The global market for artificial intelligence (AI) is expected to reach $190 billion by 2025 and even $267 billion by 2027. An exponential growth that shows the impact that AI innovations will have on businesses. The African private sector is no exception. “African private companies are mirroring global trends, with some industries innovating at a faster pace than elsewhere,” says Lana Graf, an artificial intelligence expert at IFC.
However, despite the opportunities for growth and adoption, there are still major constraints to democratising this technology. Access to optimized data, platforms and cloud management systems, especially for SMEs, remain problematic. “AI is, in fact, most effective when the right set of data is available and can be strategically aggregated,” says Leonida Mutuku, researcher, data usage expert, and founder and CEO of Intelipro.

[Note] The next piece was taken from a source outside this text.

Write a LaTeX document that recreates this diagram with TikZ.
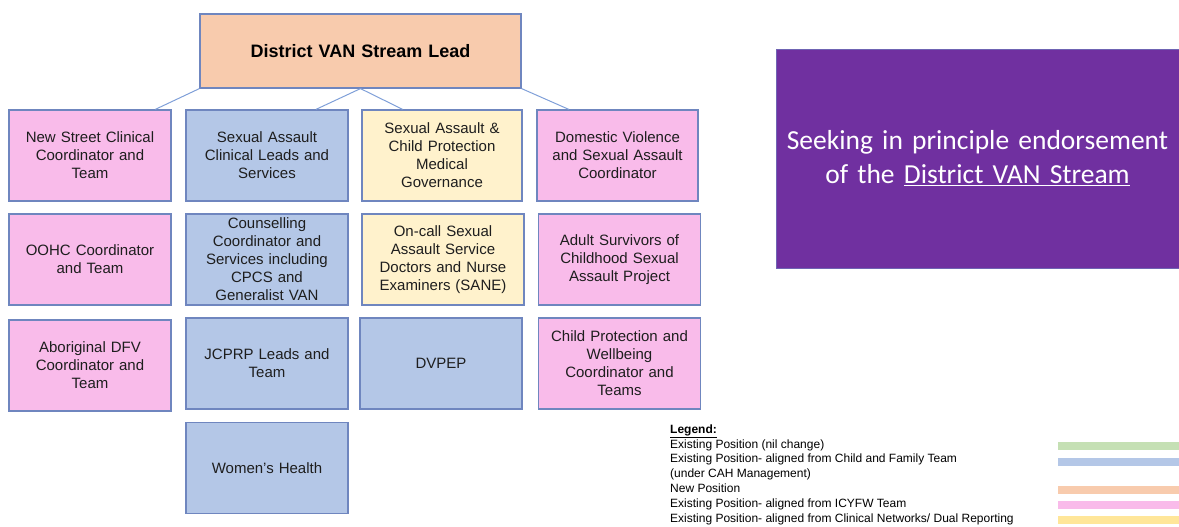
\documentclass[tikz,border=0pt]{standalone}
\usepackage{fontspec}
\setmainfont{Liberation Sans}
\newfontfamily\calibri{Carlito}
\usetikzlibrary{calc}
\definecolor{pinkfill}{HTML}{F9BBEA}
\definecolor{bluefill}{HTML}{B4C7E7}
\definecolor{yellowfill}{HTML}{FFF2CC}
\definecolor{orangefill}{HTML}{F8CBAD}
\definecolor{greenfill}{HTML}{C5E0B4}
\definecolor{goldfill}{HTML}{FFE699}
\definecolor{edge}{HTML}{6F86BF}
\definecolor{linkline}{HTML}{7F9FD8}
\definecolor{purplebox}{HTML}{7030A0}
\definecolor{bodytext}{HTML}{1E1E1E}
\tikzset{
  orgbox/.style={draw=edge, line width=1.2bp, inner sep=0pt, minimum width=162bp,
    minimum height=91bp, text width=150bp, align=center, text=bodytext,
    font=\fontsize{15bp}{18bp}\selectfont},
  icyfw/.style={orgbox, fill=pinkfill},
  cfteam/.style={orgbox, fill=bluefill},
  clinnet/.style={orgbox, fill=yellowfill},
  link/.style={draw=linkline, line width=1bp},
  swatch/.style={inner sep=0pt, minimum width=121bp, minimum height=8bp}
}
\begin{document}
\begin{tikzpicture}[x=1bp, y=-1bp]
\useasboundingbox (0,0) rectangle (1179,527);

% head of the stream
\node[orgbox, fill=orangefill, minimum width=321bp, minimum height=74bp, text width=300bp,
  text=black, font=\fontsize{18bp}{22bp}\selectfont\bfseries] (lead) at (360.5,51) {District VAN Stream Lead};

% column 1
\node[icyfw] (a1) at (90,155.5) {New Street Clinical\\Coordinator and\\Team};
\node[icyfw] (a2) at (90,259.5) {OOHC Coordinator\\and Team};
\node[icyfw] (a3) at (90,365.5) {Aboriginal DFV\\Coordinator and\\Team};

% column 2
\node[cfteam] (b1) at (267,155.5) {Sexual Assault\\Clinical Leads and\\Services};
\node[cfteam] (b2) at (267,259.5) {Counselling\\Coordinator and\\Services including\\CPCS and\\Generalist VAN};
\node[cfteam] (b3) at (267,363.5) {JCPRP Leads and\\Team};
\node[cfteam] (b4) at (267,468) {Women's Health};

% column 3
\node[clinnet, minimum width=160bp] (c1) at (442,155.5) {Sexual Assault \&\\Child Protection\\Medical\\Governance};
\node[clinnet] (c2) at (443,259.5) {On-call Sexual\\Assault Service\\Doctors and Nurse\\Examiners (SANE)};
\node[cfteam] (c3) at (441,363.5) {DVPEP};

% column 4
\node[icyfw, minimum width=161bp] (d1) at (617.5,155.5) {Domestic Violence\\and Sexual Assault\\Coordinator};
\node[icyfw] (d2) at (619.5,259.5) {Adult Survivors of\\Childhood Sexual\\Assault Project};
\node[icyfw] (d3) at (619.5,363.5) {Child Protection and\\Wellbeing\\Coordinator and\\Teams};

% reporting lines
\draw[link] (lead.south west) -- ($(a1.north west)!0.9!(a1.north east)$);
\draw[link] (lead.south) -- ($(b1.north west)!0.8!(b1.north east)$);
\draw[link] (lead.south) -- ($(c1.north west)!0.256!(c1.north east)$);
\draw[link] (lead.south east) -- ($(d1.north west)!0.2!(d1.north east)$);

% endorsement panel
\node[fill=purplebox, draw=edge!60!purplebox, inner sep=0pt, minimum width=403bp, minimum height=219bp,
  text width=390bp, align=center, text=white, font=\calibri\fontsize{27.5bp}{34bp}\selectfont]
  (ask) at (977.5,158.5) {Seeking in principle endorsement\\of the \underline{District VAN Stream}};

% legend
\node[anchor=north west, inner sep=0pt, align=left, text=black,
  font=\fontsize{12bp}{14.8bp}\selectfont] (legend) at (670,424.5)
  {\textbf{\underline{Legend:}}\\
   Existing Position (nil change)\\
   Existing Position- aligned from Child and Family Team\\
   (under CAH Management)\\
   New Position\\
   Existing Position- aligned from ICYFW Team\\
   Existing Position- aligned from Clinical Networks/ Dual Reporting};
\node[swatch, fill=greenfill] (sw1) at (1118.5,446) {};
\node[swatch, fill=bluefill] (sw2) at (1118.5,462) {};
\node[swatch, fill=orangefill] (sw3) at (1118.5,490) {};
\node[swatch, fill=pinkfill] (sw4) at (1118.5,505) {};
\node[swatch, fill=goldfill] (sw5) at (1118.5,520) {};
\end{tikzpicture}
\end{document}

Making AI accessible to African SMEs
Initiatives around shared data infrastructure are among the ways to address these challenges. As data is a non-rival resource (i.e. consumed without decreasing the amount available), companies could share datasets to help all players involved create multiple products, services or production methods simultaneously. This way industry can fully exploit the value of data. Several SMEs could thus use shared data sets, while addressing the different markets and economic opportunities present on the continent. This is already being done by the University of the Witwatersrand in Johannesburg through the AI Africa Consortium, which aims to develop a collaborative network focused on studying AI development and its applications in research and innovation.
To foster its development across the continent, other prerequisites will be necessary such as infrastructure, connectivity, affordability and technical skills acquisition – for which government support will be needed. Without a clear policy strategy on AI, there is no chance that an AI friendly ecosystem will become accessible to companies.

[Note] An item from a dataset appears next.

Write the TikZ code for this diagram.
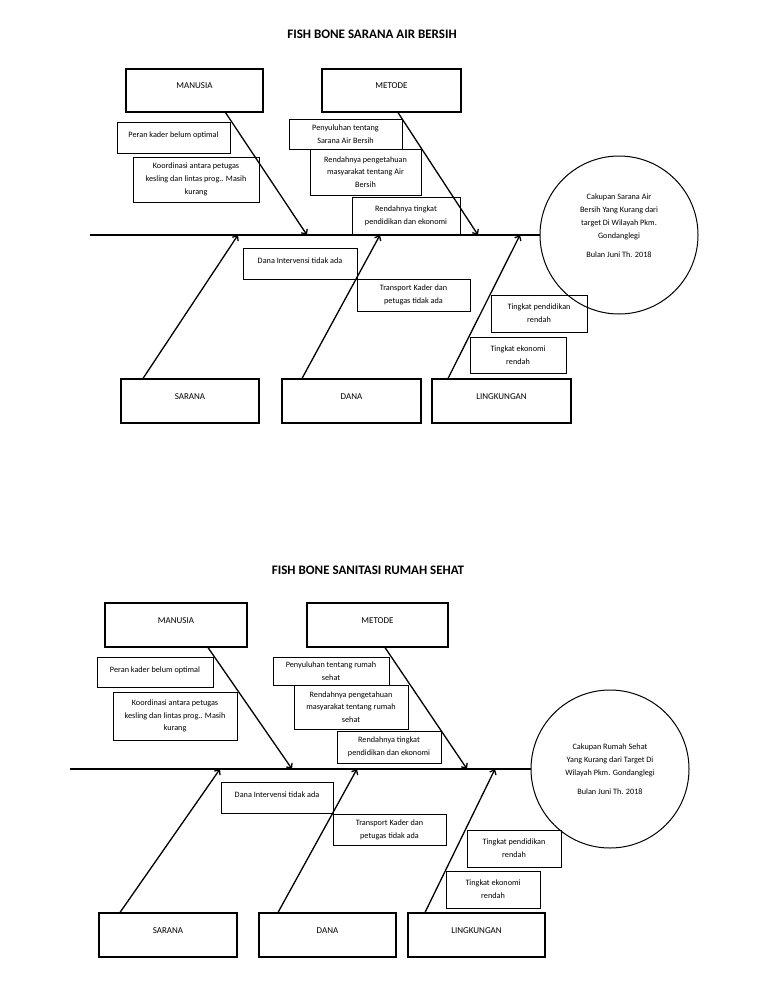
\documentclass[tikz,border=0pt]{standalone}
\usepackage{fontspec}
\setmainfont{Carlito}
\usetikzlibrary{arrows.meta, positioning}
\tikzset{>={Straight Barb[length=4pt,width=7pt]}}

\begin{document}
\begin{tikzpicture}[x=1pt, y=-1pt,
    judul/.style={font=\fontsize{13}{15}\selectfont\bfseries},
    kategori/.style={draw, line width=1.1pt, inner sep=0pt, text height=6pt, text depth=9pt, font=\fontsize{9}{11}\selectfont},
    sebab/.style={draw, line width=0.9pt, inner sep=0pt, align=center, font=\fontsize{8.2}{12.8}\selectfont},
    akibat/.style={draw, circle, line width=1pt, minimum size=158pt, inner sep=0pt, align=center, font=\fontsize{8.2}{12.8}\selectfont},
    tulang/.style={line width=1.3pt, ->},
    duri/.style={line width=1.4pt}]
\useasboundingbox (0,0) rectangle (768,1006);

% ---- fish bone 1
\node[judul] (judul1) at (372,34) {FISH BONE SARANA AIR BERSIH};
\node[kategori, minimum width=137pt, minimum height=43pt] (manusia1) at (194.5,90.5) {MANUSIA};
\node[kategori, minimum width=139pt, minimum height=43pt] (metode1) at (391.5,90.5) {METODE};
\node[kategori, minimum width=138pt, minimum height=44pt] (sarana1) at (190,401) {SARANA};
\node[kategori, minimum width=139pt, minimum height=44pt] (dana1) at (351.5,401) {DANA};
\node[kategori, minimum width=139pt, minimum height=44pt] (lingkungan1) at (501.5,401) {LINGKUNGAN};
\node[akibat] (akibat1) at (619,235) {Cakupan Sarana Air\\Bersih Yang Kurang dari\\target Di Wilayah Pkm.\\Gondanglegi\\[6pt]Bulan Juni Th. 2018\\[6pt]};

\node[sebab, minimum width=113pt, minimum height=31pt, text depth=5pt] (peran1) at (173.5,137.5) {Peran kader belum optimal};
\node[sebab, minimum width=126pt, minimum height=45pt] (koord1) at (196,179.5) {Koordinasi antara petugas\\kesling dan lintas prog.. Masih\\kurang};
\node[sebab, minimum width=113pt, minimum height=30pt] (penyuluhan1) at (345.5,134) {Penyuluhan tentang\\Sarana Air Bersih};
\node[sebab, minimum width=111pt, minimum height=46pt] (pengetahuan1) at (365.5,172) {Rendahnya pengetahuan\\masyarakat tentang Air\\Bersih};
\node[sebab, minimum width=108pt, minimum height=38pt] (tingkat1) at (406,216) {Rendahnya tingkat\\pendidikan dan ekonomi};
\node[sebab, minimum width=114pt, minimum height=31pt, text depth=5pt] (intervensi1) at (300,263.5) {Dana Intervensi tidak ada};
\node[sebab, minimum width=113pt, minimum height=32pt] (transport1) at (413.5,295) {Transport Kader dan\\petugas tidak ada};
\node[sebab, minimum width=96pt, minimum height=37pt] (pendidikan1) at (539,313.5) {Tingkat pendidikan\\rendah};
\node[sebab, minimum width=96pt, minimum height=36pt] (ekonomi1) at (518,355) {Tingkat ekonomi\\rendah};

\coordinate (ekor1) at (90,235);
\coordinate (tm1) at (307,235);
\coordinate (tt1) at (478,235);
\coordinate (ts1) at (238,235);
\coordinate (td1) at (380,235);
\coordinate (tl1) at (520,235);
\draw[duri] (ekor1) -- (akibat1.west);
\draw[tulang] ([xshift=31pt]manusia1.south) -- (tm1);
\draw[tulang] ([xshift=6.5pt]metode1.south) -- (tt1);
\draw[tulang] ([xshift=-47pt]sarana1.north) -- (ts1);
\draw[tulang] ([xshift=-49.5pt]dana1.north) -- (td1);
\draw[tulang] ([xshift=-53.5pt]lingkungan1.north) -- (tl1);

% ---- fish bone 2
\node[judul] (judul2) at (368,570) {FISH BONE SANITASI RUMAH SEHAT};
\node[kategori, minimum width=142pt, minimum height=44pt] (manusia2) at (176,625) {MANUSIA};
\node[kategori, minimum width=141pt, minimum height=44pt] (metode2) at (377.5,625) {METODE};
\node[kategori, minimum width=138pt, minimum height=44pt] (sarana2) at (168,935) {SARANA};
\node[kategori, minimum width=137pt, minimum height=44pt] (dana2) at (327.5,935) {DANA};
\node[kategori, minimum width=137pt, minimum height=44pt] (lingkungan2) at (476.5,935) {LINGKUNGAN};
\node[akibat] (akibat2) at (610,769) {Cakupan Rumah Sehat\\Yang Kurang dari Target Di\\Wilayah Pkm. Gondanglegi\\[6pt]Bulan Juni Th. 2018};

\node[sebab, minimum width=116pt, minimum height=30pt, text depth=5pt] (peran2) at (155,672) {Peran kader belum optimal};
\node[sebab, minimum width=124pt, minimum height=48pt] (koord2) at (175,716) {Koordinasi antara petugas\\kesling dan lintas prog.. Masih\\kurang};
\node[sebab, minimum width=116pt, minimum height=28pt] (penyuluhan2) at (331,671) {Penyuluhan tentang rumah\\sehat};
\node[sebab, minimum width=114pt, minimum height=44pt] (pengetahuan2) at (351,707) {Rendahnya pengetahuan\\masyarakat tentang rumah\\sehat};
\node[sebab, minimum width=104pt, minimum height=32pt] (tingkat2) at (389,747) {Rendahnya tingkat\\pendidikan dan ekonomi};
\node[sebab, minimum width=112pt, minimum height=31pt, text depth=5pt] (intervensi2) at (277,797.5) {Dana Intervensi tidak ada};
\node[sebab, minimum width=113pt, minimum height=31pt] (transport2) at (389.5,829.5) {Transport Kader dan\\petugas tidak ada};
\node[sebab, minimum width=94pt, minimum height=37pt] (pendidikan2) at (514,848.5) {Tingkat pendidikan\\rendah};
\node[sebab, minimum width=94pt, minimum height=37pt] (ekonomi2) at (493,889.5) {Tingkat ekonomi\\rendah};

\coordinate (ekor2) at (70,769);
\coordinate (tm2) at (292,769);
\coordinate (tt2) at (467,769);
\coordinate (ts2) at (220,769);
\coordinate (td2) at (357,769);
\coordinate (tl2) at (495,769);
\draw[duri] (ekor2) -- (akibat2.west);
\draw[tulang] ([xshift=32pt]manusia2.south) -- (tm2);
\draw[tulang] ([xshift=7.5pt]metode2.south) -- (tt2);
\draw[tulang] ([xshift=-48pt]sarana2.north) -- (ts2);
\draw[tulang] ([xshift=-49.5pt]dana2.north) -- (td2);
\draw[tulang] ([xshift=-51.5pt]lingkungan2.north) -- (tl2);
\end{tikzpicture}
\end{document}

“Policymakers tend to be skeptical about emerging technologies,” warns Fatim Cissé, founder of Dux Côte d’Ivoire, a service provider facilitating access to AI for African companies. Cissé, who is also managing director of IHS Towers Côte d’Ivoire, a telecom infrastructure provider adds “they do not always have the expertise to identify areas where AI could bring real added value to private companies”. Notably because of the multiplicity of its possible applications for the private sector.
Regulating… but not too much
Conversely, it is essential for regulators to devise consumer safeguards against AI misuse. As UNESCO explains in its first-ever global agreement on the ethics of artificial intelligence, “the implementation of these values requires concrete policies,” says Gabriella Ramos, Assistant Director-General for Social and Human Sciences at UNESCO. However, overly rigid regulatory systems applied at too early a stage could hinder the growth of AI innovations.

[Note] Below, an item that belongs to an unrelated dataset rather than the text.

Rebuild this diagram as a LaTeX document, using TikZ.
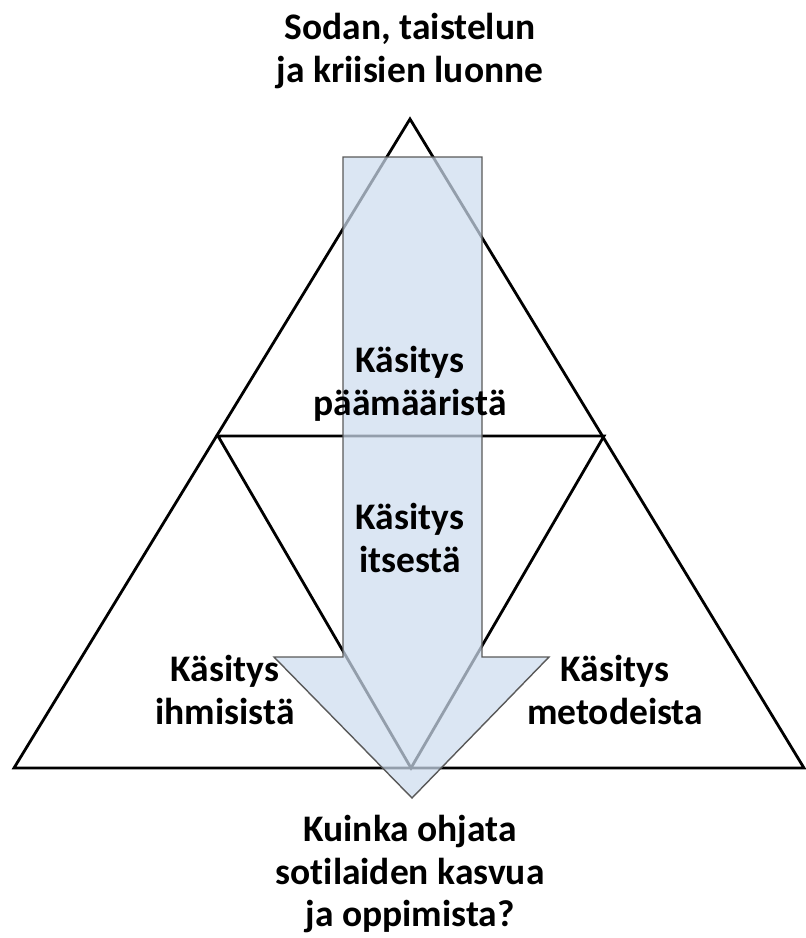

Inaction by African governments could prove costly to the performance of private companies and societies in general. Bias-based technologies generate biased algorithms and products. The underrepresentation of women in the field of artificial intelligence is already creating gender-biased algorithms that are widening the gender gap in private companies on the continent. Currently, women make up only about 22% of artificial intelligence professionals.
Teaching technical skills, especially to young people, is one of the most effective solutions to overcome the ethical challenges posed by AI. Bringing the right AI skills to young people needs to be “a pan-African conversation and a conversation led by the private sector,” says Stephan-Eloïse Gras, President of Digital Africa, a French initiative for innovation in Africa. The private sector can set ethical standards by raising awareness in schools and partnering with institutions to align its needs with the educational requirements of young people. This is especially the case in certain niches where AI tends to evolve more rapidly than in other sectors and where the education system cannot keep up with the speed of change as some companies do.
The most successful niches can only be identified by asking the right questions: what are the strengths of African economies? What are the most pressing needs of our communities? “Here, research shows that agriculture and mining are among our greatest strengths on the continent and that African companies hold a significant share of the world’s resources,” says Uche Ogboi, managing director of Lori Systems Corp.